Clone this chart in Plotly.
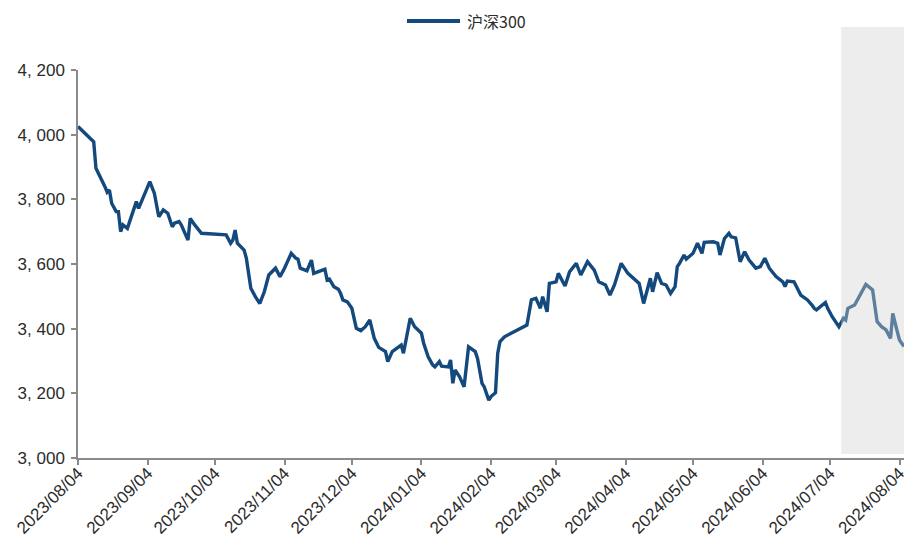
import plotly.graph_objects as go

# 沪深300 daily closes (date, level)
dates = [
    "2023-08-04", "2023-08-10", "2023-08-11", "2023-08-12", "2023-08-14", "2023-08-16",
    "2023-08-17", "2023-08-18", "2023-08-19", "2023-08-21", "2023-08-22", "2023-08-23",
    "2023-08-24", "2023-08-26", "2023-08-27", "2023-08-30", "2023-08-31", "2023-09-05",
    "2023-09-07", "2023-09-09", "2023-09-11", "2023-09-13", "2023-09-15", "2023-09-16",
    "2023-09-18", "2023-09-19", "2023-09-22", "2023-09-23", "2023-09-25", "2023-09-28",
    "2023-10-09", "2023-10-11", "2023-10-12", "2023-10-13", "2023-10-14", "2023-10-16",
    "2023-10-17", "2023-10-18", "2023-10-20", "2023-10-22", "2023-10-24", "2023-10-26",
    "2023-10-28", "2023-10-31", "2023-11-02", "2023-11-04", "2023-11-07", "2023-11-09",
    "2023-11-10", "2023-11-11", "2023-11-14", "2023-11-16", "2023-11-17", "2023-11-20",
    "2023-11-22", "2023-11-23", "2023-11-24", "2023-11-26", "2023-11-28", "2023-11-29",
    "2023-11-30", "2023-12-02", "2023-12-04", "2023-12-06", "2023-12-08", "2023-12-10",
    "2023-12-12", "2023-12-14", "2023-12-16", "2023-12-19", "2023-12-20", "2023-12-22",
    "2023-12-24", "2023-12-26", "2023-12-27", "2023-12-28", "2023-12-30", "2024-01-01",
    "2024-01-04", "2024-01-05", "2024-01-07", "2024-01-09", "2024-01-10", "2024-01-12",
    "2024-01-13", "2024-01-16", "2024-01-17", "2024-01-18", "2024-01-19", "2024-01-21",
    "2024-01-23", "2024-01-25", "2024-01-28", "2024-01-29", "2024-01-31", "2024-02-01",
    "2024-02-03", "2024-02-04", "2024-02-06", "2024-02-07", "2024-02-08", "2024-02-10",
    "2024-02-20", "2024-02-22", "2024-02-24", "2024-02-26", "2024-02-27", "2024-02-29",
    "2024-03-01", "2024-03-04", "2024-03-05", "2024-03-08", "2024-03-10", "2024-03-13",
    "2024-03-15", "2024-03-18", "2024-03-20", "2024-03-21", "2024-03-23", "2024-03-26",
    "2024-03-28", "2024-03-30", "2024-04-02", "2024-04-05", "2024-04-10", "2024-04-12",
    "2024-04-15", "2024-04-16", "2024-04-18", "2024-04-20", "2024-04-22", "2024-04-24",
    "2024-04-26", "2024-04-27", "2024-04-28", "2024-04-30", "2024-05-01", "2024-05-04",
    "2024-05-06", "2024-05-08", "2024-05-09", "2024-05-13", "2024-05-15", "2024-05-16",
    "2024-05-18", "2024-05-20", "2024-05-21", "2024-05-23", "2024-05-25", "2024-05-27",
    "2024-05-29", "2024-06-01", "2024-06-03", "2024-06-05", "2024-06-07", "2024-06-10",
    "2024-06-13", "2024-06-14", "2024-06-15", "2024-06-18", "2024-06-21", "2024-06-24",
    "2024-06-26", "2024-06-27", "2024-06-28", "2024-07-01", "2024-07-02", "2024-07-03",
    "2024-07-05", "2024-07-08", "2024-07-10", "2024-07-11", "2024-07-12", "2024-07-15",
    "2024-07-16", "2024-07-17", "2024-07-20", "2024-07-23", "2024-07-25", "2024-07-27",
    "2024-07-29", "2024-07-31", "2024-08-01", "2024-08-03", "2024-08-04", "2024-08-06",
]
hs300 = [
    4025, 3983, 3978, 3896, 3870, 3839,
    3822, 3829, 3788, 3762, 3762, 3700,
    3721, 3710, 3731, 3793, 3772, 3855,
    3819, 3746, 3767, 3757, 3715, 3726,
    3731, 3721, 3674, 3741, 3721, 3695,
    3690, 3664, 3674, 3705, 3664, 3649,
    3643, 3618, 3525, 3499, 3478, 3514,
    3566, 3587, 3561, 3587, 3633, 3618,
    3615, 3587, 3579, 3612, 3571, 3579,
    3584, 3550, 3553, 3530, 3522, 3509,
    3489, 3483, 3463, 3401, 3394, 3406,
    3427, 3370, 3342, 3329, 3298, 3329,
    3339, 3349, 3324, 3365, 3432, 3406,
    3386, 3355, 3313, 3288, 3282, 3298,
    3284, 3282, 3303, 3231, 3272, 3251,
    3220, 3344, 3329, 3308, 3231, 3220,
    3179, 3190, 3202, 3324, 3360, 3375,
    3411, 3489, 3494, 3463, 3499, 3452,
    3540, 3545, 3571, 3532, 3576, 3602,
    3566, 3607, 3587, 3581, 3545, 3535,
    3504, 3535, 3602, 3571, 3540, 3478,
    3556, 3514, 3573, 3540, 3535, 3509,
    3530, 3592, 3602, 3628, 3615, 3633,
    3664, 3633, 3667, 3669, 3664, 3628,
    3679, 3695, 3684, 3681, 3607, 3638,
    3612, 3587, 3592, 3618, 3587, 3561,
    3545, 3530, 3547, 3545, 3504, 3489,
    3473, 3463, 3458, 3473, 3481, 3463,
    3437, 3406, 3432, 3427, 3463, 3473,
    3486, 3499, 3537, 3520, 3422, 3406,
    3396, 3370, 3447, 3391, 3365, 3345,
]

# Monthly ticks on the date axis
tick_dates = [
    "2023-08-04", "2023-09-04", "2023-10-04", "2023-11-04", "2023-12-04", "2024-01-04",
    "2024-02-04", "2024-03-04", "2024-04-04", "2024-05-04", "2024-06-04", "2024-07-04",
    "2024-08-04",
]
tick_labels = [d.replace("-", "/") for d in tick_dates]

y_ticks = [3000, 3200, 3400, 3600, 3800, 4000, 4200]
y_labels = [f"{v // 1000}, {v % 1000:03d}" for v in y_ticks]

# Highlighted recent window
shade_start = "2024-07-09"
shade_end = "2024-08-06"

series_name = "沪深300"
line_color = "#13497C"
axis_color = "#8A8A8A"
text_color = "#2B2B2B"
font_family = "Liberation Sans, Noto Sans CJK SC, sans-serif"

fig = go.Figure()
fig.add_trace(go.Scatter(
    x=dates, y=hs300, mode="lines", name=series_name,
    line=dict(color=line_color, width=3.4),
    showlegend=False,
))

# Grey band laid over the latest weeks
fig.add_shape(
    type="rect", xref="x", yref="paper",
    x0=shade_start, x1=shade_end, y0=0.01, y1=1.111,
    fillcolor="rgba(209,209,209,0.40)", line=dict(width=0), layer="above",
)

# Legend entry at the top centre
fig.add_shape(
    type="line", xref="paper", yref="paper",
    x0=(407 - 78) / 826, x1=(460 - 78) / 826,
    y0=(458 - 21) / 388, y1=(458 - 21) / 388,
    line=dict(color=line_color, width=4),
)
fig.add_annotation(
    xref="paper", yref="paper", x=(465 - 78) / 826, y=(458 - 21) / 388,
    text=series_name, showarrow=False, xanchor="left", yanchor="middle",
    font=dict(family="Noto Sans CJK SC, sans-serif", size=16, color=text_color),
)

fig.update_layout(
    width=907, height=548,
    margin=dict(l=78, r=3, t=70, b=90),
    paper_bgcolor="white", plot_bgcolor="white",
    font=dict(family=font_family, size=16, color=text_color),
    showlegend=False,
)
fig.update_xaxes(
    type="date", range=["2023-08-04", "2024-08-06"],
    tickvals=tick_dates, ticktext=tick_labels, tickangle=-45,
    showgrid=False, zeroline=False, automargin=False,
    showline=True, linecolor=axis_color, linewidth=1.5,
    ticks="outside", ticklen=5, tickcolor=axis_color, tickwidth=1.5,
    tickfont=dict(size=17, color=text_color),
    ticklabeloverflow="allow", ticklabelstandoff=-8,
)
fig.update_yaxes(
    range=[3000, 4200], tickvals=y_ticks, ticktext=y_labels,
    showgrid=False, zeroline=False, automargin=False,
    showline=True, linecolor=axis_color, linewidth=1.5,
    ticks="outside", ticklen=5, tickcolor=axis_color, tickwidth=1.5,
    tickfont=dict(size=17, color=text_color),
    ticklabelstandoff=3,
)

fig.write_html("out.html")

★ ★ ★ ★ ★

▸ Instructions to follow: Write out nothing but the lines from the start of the data through the line with "import plotly.graph_objects as go". Leave out the pictures.

▸ Response for this exercise:
Clone this chart in Plotly.
import plotly.graph_objects as go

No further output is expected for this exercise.